## WHAT NEEDS TO BE DONE:
Please, without the pictures, retype exactly the lines from the start of the material through the line that holds "plt.rcParams['font.family'] = ['Lato', 'DejaVu".

## DATA BLOCK:
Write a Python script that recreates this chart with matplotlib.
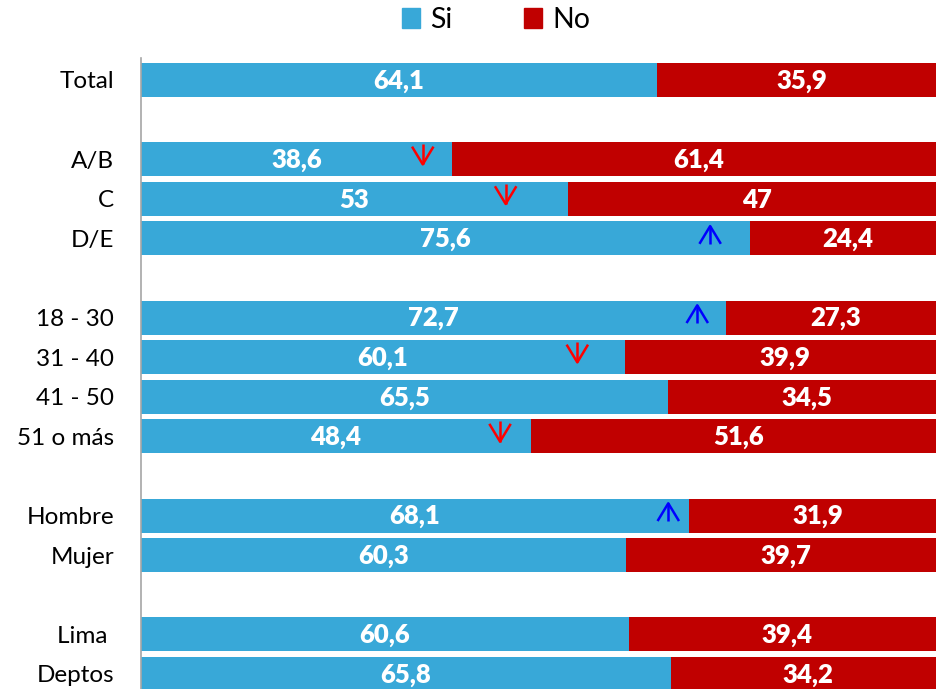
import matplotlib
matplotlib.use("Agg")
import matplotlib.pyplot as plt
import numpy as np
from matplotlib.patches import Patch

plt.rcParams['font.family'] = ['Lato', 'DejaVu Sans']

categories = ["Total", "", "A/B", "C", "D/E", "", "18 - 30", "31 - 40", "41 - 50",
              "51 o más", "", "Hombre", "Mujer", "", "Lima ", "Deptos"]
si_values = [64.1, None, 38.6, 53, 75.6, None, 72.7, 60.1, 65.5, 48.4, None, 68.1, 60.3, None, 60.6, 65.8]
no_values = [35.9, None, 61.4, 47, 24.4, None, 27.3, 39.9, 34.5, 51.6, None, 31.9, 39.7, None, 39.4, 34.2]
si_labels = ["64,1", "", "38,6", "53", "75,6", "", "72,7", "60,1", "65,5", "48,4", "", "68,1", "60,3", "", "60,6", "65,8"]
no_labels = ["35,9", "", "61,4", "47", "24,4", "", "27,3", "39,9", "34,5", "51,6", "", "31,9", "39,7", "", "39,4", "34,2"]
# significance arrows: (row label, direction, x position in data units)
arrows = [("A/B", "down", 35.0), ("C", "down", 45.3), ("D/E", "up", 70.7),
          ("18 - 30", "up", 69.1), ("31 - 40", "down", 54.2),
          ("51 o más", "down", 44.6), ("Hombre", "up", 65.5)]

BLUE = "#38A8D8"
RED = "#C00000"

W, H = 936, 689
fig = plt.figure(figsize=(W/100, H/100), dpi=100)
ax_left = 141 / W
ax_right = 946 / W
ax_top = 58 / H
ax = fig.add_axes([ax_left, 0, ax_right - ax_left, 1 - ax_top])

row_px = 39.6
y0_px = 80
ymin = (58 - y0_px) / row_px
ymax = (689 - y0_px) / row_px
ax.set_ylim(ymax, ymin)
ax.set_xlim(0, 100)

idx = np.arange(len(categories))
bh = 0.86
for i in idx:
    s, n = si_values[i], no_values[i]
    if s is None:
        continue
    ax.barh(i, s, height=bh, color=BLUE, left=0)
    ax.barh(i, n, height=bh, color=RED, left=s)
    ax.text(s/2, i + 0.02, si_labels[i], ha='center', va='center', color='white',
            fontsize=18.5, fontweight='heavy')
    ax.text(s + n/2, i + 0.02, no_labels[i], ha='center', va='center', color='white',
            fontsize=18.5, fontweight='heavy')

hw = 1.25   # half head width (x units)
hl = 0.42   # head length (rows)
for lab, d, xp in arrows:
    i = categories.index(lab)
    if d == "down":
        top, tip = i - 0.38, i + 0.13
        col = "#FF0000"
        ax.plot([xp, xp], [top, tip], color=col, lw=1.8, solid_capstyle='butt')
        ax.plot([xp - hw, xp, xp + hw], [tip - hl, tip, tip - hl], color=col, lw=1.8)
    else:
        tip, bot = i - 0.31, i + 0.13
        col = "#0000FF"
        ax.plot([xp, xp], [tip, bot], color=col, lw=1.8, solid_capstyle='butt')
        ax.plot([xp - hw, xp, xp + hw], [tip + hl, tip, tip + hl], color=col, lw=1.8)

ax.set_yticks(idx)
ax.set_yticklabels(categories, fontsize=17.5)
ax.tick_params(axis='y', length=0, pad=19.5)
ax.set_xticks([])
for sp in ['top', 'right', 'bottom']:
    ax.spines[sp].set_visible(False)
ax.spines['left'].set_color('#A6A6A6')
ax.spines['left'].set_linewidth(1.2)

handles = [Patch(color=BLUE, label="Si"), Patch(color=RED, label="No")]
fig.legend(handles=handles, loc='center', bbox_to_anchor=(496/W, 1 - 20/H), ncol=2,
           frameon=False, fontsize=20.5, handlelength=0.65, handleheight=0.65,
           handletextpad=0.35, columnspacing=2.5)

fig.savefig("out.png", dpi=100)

## SOLVED EXERCISE:
Write a Python script that recreates this chart with matplotlib.
import matplotlib
matplotlib.use("Agg")
import matplotlib.pyplot as plt
import numpy as np
from matplotlib.patches import Patch

plt.rcParams['font.family'] = ['Lato', 'DejaVu Sans']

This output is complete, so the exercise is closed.